>>>>

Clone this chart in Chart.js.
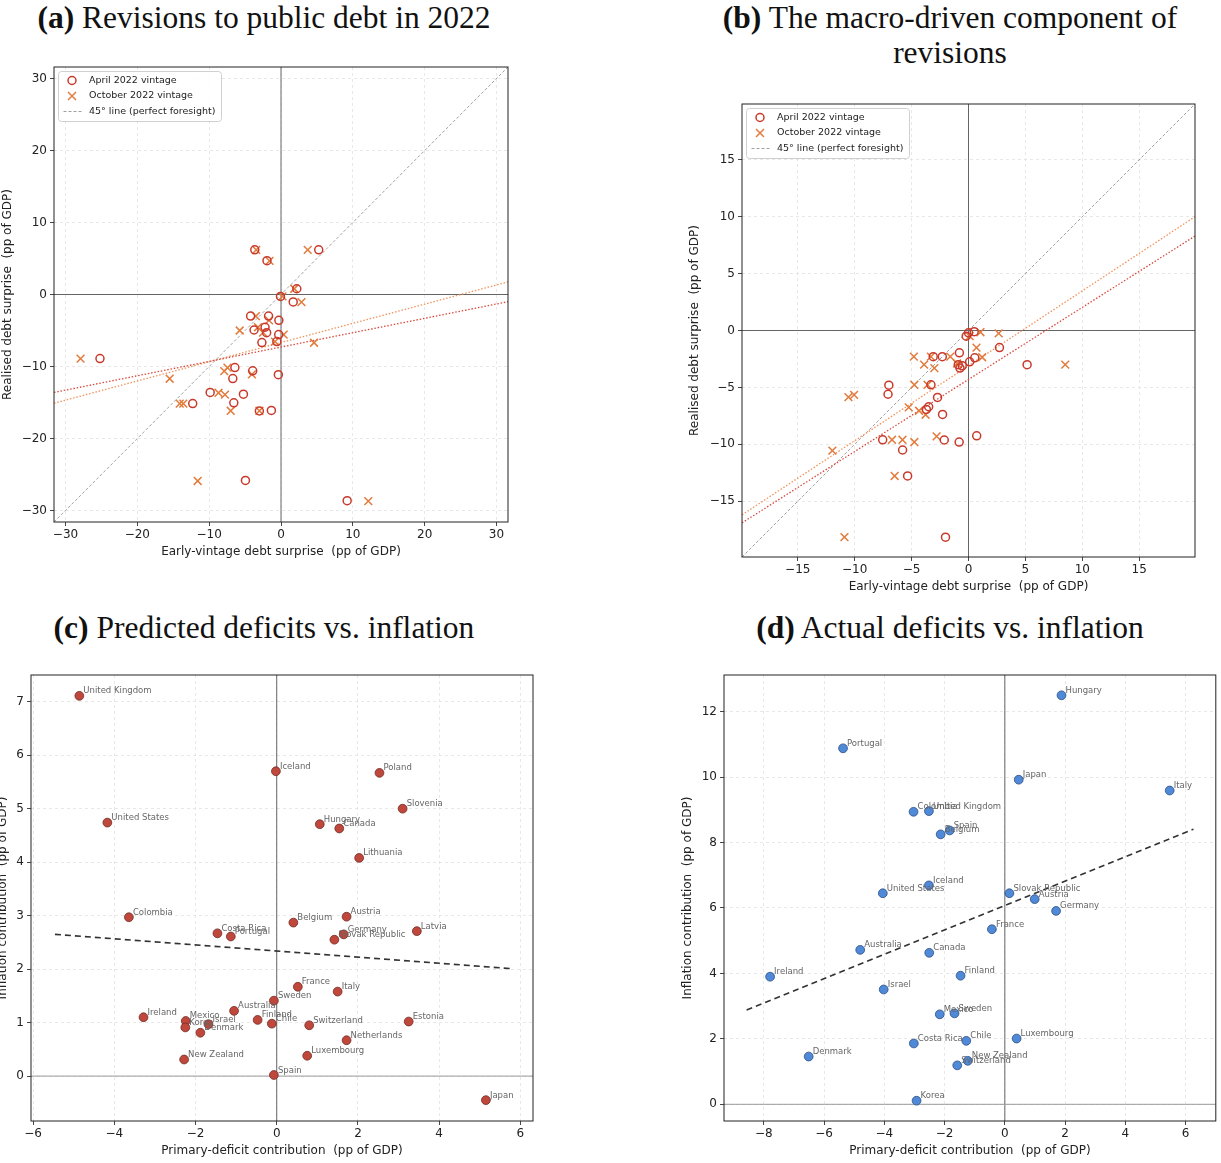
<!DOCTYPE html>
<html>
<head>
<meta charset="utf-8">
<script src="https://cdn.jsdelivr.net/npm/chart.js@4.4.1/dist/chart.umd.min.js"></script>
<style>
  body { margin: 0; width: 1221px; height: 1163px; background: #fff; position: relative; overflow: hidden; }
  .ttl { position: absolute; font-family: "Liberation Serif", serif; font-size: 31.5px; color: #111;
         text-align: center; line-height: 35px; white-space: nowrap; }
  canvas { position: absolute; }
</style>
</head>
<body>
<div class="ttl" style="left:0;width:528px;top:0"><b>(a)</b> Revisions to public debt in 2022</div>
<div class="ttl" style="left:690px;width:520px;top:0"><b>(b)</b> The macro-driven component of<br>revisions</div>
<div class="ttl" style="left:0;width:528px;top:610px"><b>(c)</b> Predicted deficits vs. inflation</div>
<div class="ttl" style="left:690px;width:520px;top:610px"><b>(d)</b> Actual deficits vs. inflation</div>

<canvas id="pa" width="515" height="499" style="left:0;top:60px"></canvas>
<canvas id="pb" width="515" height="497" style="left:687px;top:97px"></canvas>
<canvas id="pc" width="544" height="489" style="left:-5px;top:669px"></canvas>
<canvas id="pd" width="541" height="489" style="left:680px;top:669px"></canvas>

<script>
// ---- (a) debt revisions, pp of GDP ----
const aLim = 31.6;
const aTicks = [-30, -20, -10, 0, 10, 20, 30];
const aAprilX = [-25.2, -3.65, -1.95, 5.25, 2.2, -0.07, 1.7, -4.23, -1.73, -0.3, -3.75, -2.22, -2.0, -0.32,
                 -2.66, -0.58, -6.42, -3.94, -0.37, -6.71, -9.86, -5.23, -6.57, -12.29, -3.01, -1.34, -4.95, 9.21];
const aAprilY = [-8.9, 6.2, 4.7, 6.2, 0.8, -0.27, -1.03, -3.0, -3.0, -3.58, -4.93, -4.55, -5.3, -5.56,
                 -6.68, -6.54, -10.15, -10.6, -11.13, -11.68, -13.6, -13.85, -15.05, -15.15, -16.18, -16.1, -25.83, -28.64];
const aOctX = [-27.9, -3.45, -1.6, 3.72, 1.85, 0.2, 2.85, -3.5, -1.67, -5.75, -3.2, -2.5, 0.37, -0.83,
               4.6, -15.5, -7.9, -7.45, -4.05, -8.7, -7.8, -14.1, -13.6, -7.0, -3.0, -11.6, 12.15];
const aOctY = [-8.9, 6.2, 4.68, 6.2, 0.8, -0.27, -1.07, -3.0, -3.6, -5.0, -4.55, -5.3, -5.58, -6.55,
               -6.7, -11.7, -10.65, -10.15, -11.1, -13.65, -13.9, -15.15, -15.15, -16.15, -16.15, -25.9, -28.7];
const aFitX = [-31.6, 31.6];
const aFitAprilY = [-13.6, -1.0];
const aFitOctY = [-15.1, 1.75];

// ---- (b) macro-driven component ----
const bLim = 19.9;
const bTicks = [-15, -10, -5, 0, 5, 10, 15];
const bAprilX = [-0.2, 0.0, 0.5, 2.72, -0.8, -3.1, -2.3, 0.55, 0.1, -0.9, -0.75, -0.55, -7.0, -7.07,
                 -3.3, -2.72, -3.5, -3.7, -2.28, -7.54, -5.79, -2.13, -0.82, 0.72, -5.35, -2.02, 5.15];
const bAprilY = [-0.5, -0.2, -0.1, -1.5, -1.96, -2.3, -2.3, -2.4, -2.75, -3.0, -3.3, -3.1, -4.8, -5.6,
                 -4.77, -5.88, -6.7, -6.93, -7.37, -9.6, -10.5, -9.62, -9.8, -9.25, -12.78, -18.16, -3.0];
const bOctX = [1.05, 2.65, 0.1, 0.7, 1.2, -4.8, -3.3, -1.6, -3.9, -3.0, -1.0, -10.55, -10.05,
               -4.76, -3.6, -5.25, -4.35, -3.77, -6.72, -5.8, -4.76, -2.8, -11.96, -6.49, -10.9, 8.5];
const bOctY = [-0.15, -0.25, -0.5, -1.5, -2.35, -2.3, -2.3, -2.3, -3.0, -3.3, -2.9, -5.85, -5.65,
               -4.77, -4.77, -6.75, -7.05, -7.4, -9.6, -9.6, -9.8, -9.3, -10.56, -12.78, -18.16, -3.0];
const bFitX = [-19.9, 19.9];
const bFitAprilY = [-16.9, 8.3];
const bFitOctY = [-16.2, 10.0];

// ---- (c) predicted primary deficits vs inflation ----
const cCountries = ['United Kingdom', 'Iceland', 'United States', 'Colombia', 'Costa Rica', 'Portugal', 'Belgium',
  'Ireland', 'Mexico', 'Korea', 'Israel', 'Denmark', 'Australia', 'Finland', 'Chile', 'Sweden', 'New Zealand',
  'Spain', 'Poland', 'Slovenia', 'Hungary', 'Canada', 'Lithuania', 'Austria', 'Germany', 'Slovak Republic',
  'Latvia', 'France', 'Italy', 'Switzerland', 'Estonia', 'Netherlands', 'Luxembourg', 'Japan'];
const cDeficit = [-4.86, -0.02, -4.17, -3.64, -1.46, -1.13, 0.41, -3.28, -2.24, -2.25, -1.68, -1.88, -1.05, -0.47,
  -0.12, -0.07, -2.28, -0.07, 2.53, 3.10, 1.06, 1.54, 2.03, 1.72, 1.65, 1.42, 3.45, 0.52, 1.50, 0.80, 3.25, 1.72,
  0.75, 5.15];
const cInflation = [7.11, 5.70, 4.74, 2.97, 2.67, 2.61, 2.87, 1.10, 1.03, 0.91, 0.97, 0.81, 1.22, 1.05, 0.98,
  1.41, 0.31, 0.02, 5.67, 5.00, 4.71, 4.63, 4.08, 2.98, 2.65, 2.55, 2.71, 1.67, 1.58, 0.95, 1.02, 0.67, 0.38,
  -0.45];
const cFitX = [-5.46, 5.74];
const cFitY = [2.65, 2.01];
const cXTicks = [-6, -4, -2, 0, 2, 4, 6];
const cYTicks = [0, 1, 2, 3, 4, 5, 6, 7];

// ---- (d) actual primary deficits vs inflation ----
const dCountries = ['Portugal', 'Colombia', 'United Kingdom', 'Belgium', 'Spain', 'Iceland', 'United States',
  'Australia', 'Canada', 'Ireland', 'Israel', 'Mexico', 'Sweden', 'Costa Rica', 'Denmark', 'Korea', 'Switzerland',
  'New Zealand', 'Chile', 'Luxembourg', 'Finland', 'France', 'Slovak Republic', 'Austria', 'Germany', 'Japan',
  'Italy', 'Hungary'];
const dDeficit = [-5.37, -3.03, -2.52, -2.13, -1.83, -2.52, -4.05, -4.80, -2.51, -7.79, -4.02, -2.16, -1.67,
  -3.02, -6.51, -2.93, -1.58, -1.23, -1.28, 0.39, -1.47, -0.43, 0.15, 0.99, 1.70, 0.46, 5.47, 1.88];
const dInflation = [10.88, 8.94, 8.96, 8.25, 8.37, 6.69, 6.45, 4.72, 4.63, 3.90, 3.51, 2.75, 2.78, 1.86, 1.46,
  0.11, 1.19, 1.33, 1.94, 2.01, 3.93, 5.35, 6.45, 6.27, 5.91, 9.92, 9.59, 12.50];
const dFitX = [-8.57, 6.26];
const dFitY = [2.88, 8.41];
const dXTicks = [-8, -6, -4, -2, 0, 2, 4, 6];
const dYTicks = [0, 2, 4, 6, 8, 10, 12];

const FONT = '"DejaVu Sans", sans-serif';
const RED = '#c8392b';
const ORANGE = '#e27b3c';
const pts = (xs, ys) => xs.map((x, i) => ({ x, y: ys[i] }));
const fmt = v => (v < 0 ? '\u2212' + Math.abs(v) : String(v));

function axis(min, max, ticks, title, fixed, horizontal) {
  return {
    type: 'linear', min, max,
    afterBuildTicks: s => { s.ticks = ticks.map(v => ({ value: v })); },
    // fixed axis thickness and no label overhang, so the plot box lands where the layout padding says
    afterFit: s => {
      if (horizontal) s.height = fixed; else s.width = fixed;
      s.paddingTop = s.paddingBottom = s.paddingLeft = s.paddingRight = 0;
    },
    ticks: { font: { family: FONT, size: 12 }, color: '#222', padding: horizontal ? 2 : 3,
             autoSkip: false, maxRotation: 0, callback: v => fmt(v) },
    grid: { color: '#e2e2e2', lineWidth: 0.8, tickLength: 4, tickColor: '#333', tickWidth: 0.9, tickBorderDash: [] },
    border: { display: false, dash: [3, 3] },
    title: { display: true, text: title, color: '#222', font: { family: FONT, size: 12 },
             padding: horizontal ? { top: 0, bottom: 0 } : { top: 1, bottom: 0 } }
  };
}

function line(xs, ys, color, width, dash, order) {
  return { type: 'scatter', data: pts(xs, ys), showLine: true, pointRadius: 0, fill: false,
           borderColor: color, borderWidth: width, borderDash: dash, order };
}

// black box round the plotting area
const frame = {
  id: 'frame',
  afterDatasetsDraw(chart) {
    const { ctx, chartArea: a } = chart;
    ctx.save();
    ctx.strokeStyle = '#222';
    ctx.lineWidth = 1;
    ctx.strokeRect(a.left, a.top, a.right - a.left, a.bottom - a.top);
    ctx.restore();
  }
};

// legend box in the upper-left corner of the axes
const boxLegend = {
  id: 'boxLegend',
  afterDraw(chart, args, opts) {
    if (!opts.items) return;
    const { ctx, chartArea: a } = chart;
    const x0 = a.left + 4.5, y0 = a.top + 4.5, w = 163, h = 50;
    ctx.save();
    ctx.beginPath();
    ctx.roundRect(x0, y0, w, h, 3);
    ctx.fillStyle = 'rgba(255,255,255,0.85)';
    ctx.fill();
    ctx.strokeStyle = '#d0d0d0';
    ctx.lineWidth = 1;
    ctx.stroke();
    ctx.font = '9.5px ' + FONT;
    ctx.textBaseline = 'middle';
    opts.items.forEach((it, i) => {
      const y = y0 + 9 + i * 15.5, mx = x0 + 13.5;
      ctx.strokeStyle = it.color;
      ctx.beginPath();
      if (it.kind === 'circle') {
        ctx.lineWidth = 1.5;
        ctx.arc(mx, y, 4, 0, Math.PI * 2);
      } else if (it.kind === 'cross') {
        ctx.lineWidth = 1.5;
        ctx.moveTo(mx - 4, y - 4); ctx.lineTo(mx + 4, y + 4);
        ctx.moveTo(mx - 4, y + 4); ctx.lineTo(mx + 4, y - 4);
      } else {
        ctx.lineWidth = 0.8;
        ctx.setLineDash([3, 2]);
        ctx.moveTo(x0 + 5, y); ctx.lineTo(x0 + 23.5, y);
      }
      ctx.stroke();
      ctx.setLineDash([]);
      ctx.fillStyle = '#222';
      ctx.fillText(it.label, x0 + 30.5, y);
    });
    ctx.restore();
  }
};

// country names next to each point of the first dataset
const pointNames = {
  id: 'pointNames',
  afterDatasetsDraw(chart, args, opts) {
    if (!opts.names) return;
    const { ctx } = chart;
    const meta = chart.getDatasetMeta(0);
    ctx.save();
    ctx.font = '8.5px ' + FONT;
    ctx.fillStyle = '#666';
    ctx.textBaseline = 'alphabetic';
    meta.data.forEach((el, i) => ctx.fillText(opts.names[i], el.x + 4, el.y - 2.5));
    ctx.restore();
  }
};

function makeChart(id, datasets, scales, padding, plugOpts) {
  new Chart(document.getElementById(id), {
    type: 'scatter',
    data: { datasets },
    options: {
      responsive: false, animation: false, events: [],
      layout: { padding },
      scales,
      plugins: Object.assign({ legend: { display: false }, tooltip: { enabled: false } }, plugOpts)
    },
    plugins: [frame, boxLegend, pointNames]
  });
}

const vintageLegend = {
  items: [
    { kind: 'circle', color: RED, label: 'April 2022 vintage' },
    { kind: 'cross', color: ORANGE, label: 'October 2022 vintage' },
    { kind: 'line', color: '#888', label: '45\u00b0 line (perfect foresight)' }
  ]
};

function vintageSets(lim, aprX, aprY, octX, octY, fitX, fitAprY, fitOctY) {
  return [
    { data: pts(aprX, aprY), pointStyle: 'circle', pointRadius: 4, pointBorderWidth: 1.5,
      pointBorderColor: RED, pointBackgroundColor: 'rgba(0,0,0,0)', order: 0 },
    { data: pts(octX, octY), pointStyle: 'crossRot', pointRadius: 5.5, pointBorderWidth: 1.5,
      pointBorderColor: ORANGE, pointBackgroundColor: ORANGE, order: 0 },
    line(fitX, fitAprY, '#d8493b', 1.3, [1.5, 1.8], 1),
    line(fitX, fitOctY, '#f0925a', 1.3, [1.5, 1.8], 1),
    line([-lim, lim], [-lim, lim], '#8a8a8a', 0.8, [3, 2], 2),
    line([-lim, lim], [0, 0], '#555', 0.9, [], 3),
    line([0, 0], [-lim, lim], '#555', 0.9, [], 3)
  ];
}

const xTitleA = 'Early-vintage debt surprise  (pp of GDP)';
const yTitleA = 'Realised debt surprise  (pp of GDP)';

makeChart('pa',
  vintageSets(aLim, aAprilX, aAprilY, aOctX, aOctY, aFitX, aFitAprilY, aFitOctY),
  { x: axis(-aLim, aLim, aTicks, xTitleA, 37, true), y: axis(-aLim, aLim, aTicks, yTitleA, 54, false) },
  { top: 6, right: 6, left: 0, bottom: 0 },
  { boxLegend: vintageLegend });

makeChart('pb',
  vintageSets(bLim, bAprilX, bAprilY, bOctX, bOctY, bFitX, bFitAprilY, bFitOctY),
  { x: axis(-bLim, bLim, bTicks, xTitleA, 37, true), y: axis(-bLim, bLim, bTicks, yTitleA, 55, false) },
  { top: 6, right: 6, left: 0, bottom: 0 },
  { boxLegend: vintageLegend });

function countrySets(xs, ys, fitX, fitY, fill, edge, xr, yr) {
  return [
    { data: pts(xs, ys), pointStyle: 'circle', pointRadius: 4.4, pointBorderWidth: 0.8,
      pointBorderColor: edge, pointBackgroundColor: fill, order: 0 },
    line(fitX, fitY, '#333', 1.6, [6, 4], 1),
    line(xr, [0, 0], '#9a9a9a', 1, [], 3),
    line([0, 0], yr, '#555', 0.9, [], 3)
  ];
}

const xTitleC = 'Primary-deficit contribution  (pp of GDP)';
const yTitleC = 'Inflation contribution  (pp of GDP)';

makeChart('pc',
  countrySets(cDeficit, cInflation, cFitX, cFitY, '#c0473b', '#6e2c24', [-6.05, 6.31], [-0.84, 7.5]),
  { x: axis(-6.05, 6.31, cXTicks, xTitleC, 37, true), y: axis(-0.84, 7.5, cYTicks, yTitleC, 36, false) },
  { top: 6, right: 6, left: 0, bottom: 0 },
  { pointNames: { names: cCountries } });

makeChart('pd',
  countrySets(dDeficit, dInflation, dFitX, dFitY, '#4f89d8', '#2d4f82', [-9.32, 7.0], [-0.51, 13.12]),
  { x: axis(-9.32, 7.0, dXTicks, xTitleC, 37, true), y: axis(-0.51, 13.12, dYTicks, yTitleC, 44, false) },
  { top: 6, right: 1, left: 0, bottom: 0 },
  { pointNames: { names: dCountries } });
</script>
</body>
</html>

<<<<

> **Problem to work on**
Up to and including the line containing "const aFitOctY = [-15.1, 1.75];", repeat every line from the start of the data, but none of the pictures.

> **Solution below**
Clone this chart in Chart.js.
<!DOCTYPE html>
<html>
<head>
<meta charset="utf-8">
<script src="https://cdn.jsdelivr.net/npm/chart.js@4.4.1/dist/chart.umd.min.js"></script>
<style>
  body { margin: 0; width: 1221px; height: 1163px; background: #fff; position: relative; overflow: hidden; }
  .ttl { position: absolute; font-family: "Liberation Serif", serif; font-size: 31.5px; color: #111;
         text-align: center; line-height: 35px; white-space: nowrap; }
  canvas { position: absolute; }
</style>
</head>
<body>
<div class="ttl" style="left:0;width:528px;top:0"><b>(a)</b> Revisions to public debt in 2022</div>
<div class="ttl" style="left:690px;width:520px;top:0"><b>(b)</b> The macro-driven component of<br>revisions</div>
<div class="ttl" style="left:0;width:528px;top:610px"><b>(c)</b> Predicted deficits vs. inflation</div>
<div class="ttl" style="left:690px;width:520px;top:610px"><b>(d)</b> Actual deficits vs. inflation</div>

<canvas id="pa" width="515" height="499" style="left:0;top:60px"></canvas>
<canvas id="pb" width="515" height="497" style="left:687px;top:97px"></canvas>
<canvas id="pc" width="544" height="489" style="left:-5px;top:669px"></canvas>
<canvas id="pd" width="541" height="489" style="left:680px;top:669px"></canvas>

<script>
// ---- (a) debt revisions, pp of GDP ----
const aLim = 31.6;
const aTicks = [-30, -20, -10, 0, 10, 20, 30];
const aAprilX = [-25.2, -3.65, -1.95, 5.25, 2.2, -0.07, 1.7, -4.23, -1.73, -0.3, -3.75, -2.22, -2.0, -0.32,
                 -2.66, -0.58, -6.42, -3.94, -0.37, -6.71, -9.86, -5.23, -6.57, -12.29, -3.01, -1.34, -4.95, 9.21];
const aAprilY = [-8.9, 6.2, 4.7, 6.2, 0.8, -0.27, -1.03, -3.0, -3.0, -3.58, -4.93, -4.55, -5.3, -5.56,
                 -6.68, -6.54, -10.15, -10.6, -11.13, -11.68, -13.6, -13.85, -15.05, -15.15, -16.18, -16.1, -25.83, -28.64];
const aOctX = [-27.9, -3.45, -1.6, 3.72, 1.85, 0.2, 2.85, -3.5, -1.67, -5.75, -3.2, -2.5, 0.37, -0.83,
               4.6, -15.5, -7.9, -7.45, -4.05, -8.7, -7.8, -14.1, -13.6, -7.0, -3.0, -11.6, 12.15];
const aOctY = [-8.9, 6.2, 4.68, 6.2, 0.8, -0.27, -1.07, -3.0, -3.6, -5.0, -4.55, -5.3, -5.58, -6.55,
               -6.7, -11.7, -10.65, -10.15, -11.1, -13.65, -13.9, -15.15, -15.15, -16.15, -16.15, -25.9, -28.7];
const aFitX = [-31.6, 31.6];
const aFitAprilY = [-13.6, -1.0];
const aFitOctY = [-15.1, 1.75];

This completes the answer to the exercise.